Coverage Decisions That Lower Costs Without Leaving You Exposed

Raising your collision and comprehensive deductibles from $500 to $1,000 reduces monthly premiums by $15–30 without changing your liability protection or legal compliance. Non-standard carriers price deductible changes more aggressively than standard markets—a deductible increase that saves $12/month with Allstate often saves $25–35/month with Dairyland or Bristol West. The savings multiply your high-risk base rate, making deductible optimization more valuable after a violation than before. Dropping collision and comprehensive coverage entirely on vehicles worth under $4,000 eliminates 40–50% of your premium if you carry liability coverage at or above your state's minimums. A 2012 sedan with $3,200 book value costs $85–110/month to insure for collision and comp post-violation, but only pays a maximum claim of $3,200 minus your deductible. If you can absorb a $2,500–3,000 loss without financial crisis, liability-only coverage at $95–130/month provides legal compliance at half the cost. Do not reduce liability limits below 100/300/50 even if your state allows 25/50/25 minimums. Non-standard carriers often provide better per-dollar value at higher limits than at state minimums because their actuarial models assume minimum-limit buyers present higher claim severity risk.
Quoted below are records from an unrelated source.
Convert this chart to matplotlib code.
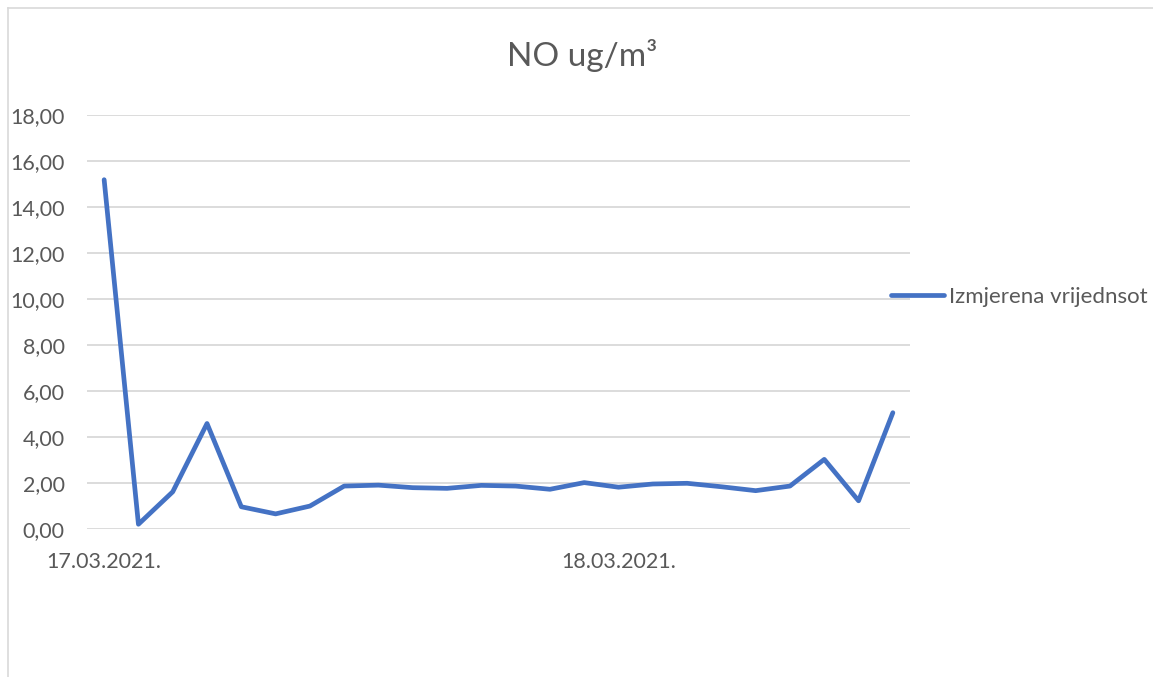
import matplotlib
matplotlib.use("Agg")
import matplotlib.pyplot as plt
from matplotlib.lines import Line2D

# hourly NO readings, 17.03.2021. -> 18.03.2021.
values = [15.20, 0.22, 1.63, 4.60, 0.98, 0.67, 1.01, 1.88, 1.92, 1.81,
          1.78, 1.91, 1.88, 1.74, 2.03, 1.83, 1.97, 2.00, 1.85, 1.68,
          1.88, 3.04, 1.24, 5.07]
date_labels = {0: "17.03.2021.", 15: "18.03.2021."}
y_ticks = [0, 2, 4, 6, 8, 10, 12, 14, 16, 18]
series_name = "Izmjerena vrijednsot"
title = "NO ug/m³"

plt.rcParams['font.family'] = ['Lato', 'DejaVu Sans']
text_col = '#595959'
grid_col = '#D9D9D9'
line_col = '#4472C4'

fig = plt.figure(figsize=(11.53, 6.77), dpi=100)
ax = fig.add_axes([87 / 1153, 1 - 529.3 / 677, 823 / 1153, 414 / 677])

x = list(range(len(values)))
line, = ax.plot(x, values, color=line_col, lw=3.4, solid_joinstyle='round',
                solid_capstyle='round', label=series_name)

ax.set_xlim(-0.5, len(values) - 0.5)
ax.set_ylim(0, 18)
ax.set_yticks(y_ticks)
ax.set_yticklabels([f"{v:.2f}".replace('.', ',') for v in y_ticks])
ax.set_xticks(list(date_labels.keys()))
ax.set_xticklabels(list(date_labels.values()))
ax.tick_params(length=0, labelsize=15.5, colors=text_col)
ax.tick_params(axis='y', pad=16)
ax.tick_params(axis='x', pad=16)
ax.grid(axis='y', color=grid_col, lw=1.3)
ax.set_axisbelow(True)
for s in ax.spines.values():
    s.set_visible(False)

leg = fig.legend(handles=[line], loc='center left',
                 bbox_to_anchor=(871 / 1153, 1 - 297 / 677), frameon=False,
                 fontsize=16, handlelength=2.4, handletextpad=0.2,
                 labelcolor=text_col)

fig.text(582 / 1153, 1 - 55 / 677, title, ha='center', va='center',
         fontsize=24, color=text_col)

# chart area border (top and left edges visible)
fig.add_artist(Line2D([8 / 1153, 8 / 1153], [0, 1 - 8 / 677],
                      transform=fig.transFigure, color=grid_col, lw=1.2))
fig.add_artist(Line2D([8 / 1153, 1], [1 - 8 / 677, 1 - 8 / 677],
                      transform=fig.transFigure, color=grid_col, lw=1.2))

fig.savefig("out.png", dpi=100, facecolor='white')
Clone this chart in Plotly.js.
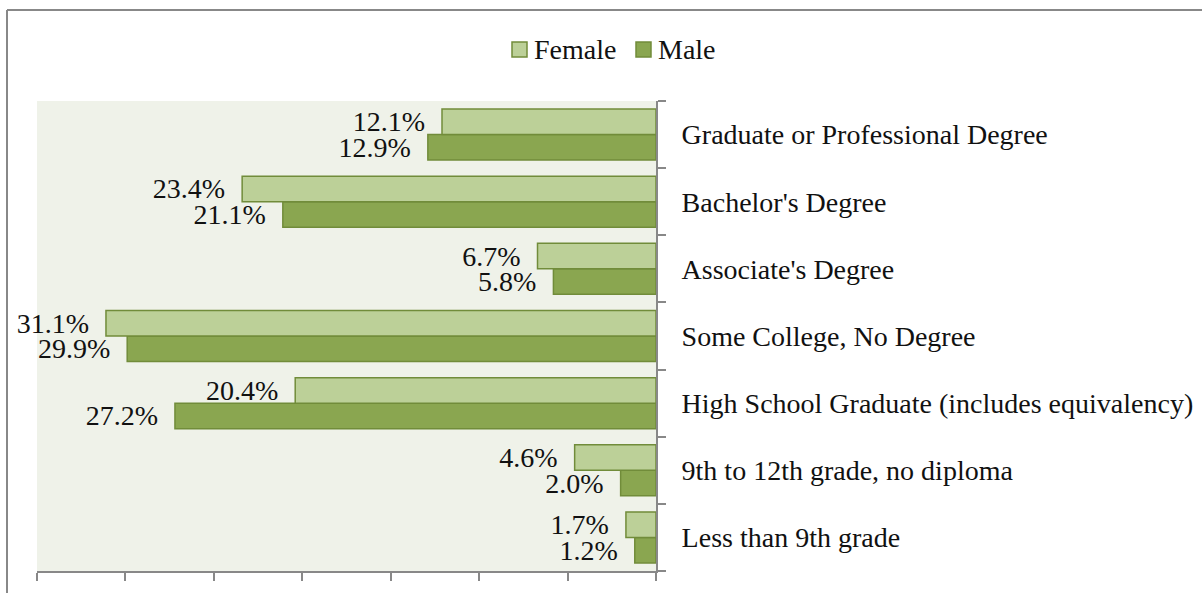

The monthly difference between 25/50/25 and 100/300/50 runs $18–32 with most non-standard carriers, but the lawsuit protection gap is $75,000 per person and $250,000 per accident. Your reckless driving conviction already creates elevated legal exposure in any at-fault crash; reducing limits compounds that exposure. Eliminating rental reimbursement, roadside assistance, and other non-essential coverages saves $8–18/month and affects convenience rather than financial protection. These coverages cost the same whether you're standard or high-risk, so they represent a larger percentage of your total premium post-violation. Roadside assistance through AAA or your credit card often costs less than the insurance add-on and isn't tied to your policy.

Which State Requirements Change Your Carrier Options

Twenty-three states allow insurers to require SR-22 or FR-44 filings for reckless driving even when courts don't mandate them. Virginia, Florida, and North Carolina courts frequently order SR-22 as part of reckless driving sentencing, which limits you to carriers licensed to file in your state—typically 8–15 options rather than the full market. The SR-22 filing itself adds $15–35 to your monthly premium as a processing fee, separate from the underlying violation surcharge. States with point-based license suspension systems create secondary insurance barriers. California suspends licenses at 4 points in 12 months; reckless driving adds 2 points, so any additional violation within a year triggers suspension and mandatory SR-22 filing for reinstatement. Suspended license status closes standard and mid-tier carriers entirely until you reinstate and maintain 6 months of post-reinstatement clean driving. Shopping during active suspension produces only 2–4 carrier options in most states compared to 6–10 options with a valid license. Commercial driver's license holders face elevated underwriting scrutiny after reckless driving convictions. Personal auto insurers in most states decline CDL holders with any major violation in the past 24 months, routing them to trucking insurance markets with monthly premiums 80–140% higher than standard personal auto rates. If you hold a CDL but don't use it professionally, some carriers provide standard personal auto coverage if you surrender or downgrade the CDL—check before taking that step, as CDL reinstatement takes 60–90 days in most states. Youthful driver surcharges stack with reckless driving surcharges rather than replacing them. A 19-year-old driver with reckless driving pays both the age-based increase (80–120% over age 30 baseline) and the violation surcharge (50–90%), creating combined premiums 130–210% above a clean 30-year-old's rate. Parent policy inclusion versus separate policy math changes dramatically post-violation; independent quotes for both scenarios at 30 days, 6 months, and 12 months post-conviction often show $60–140/month swings as different carriers optimize for different structures.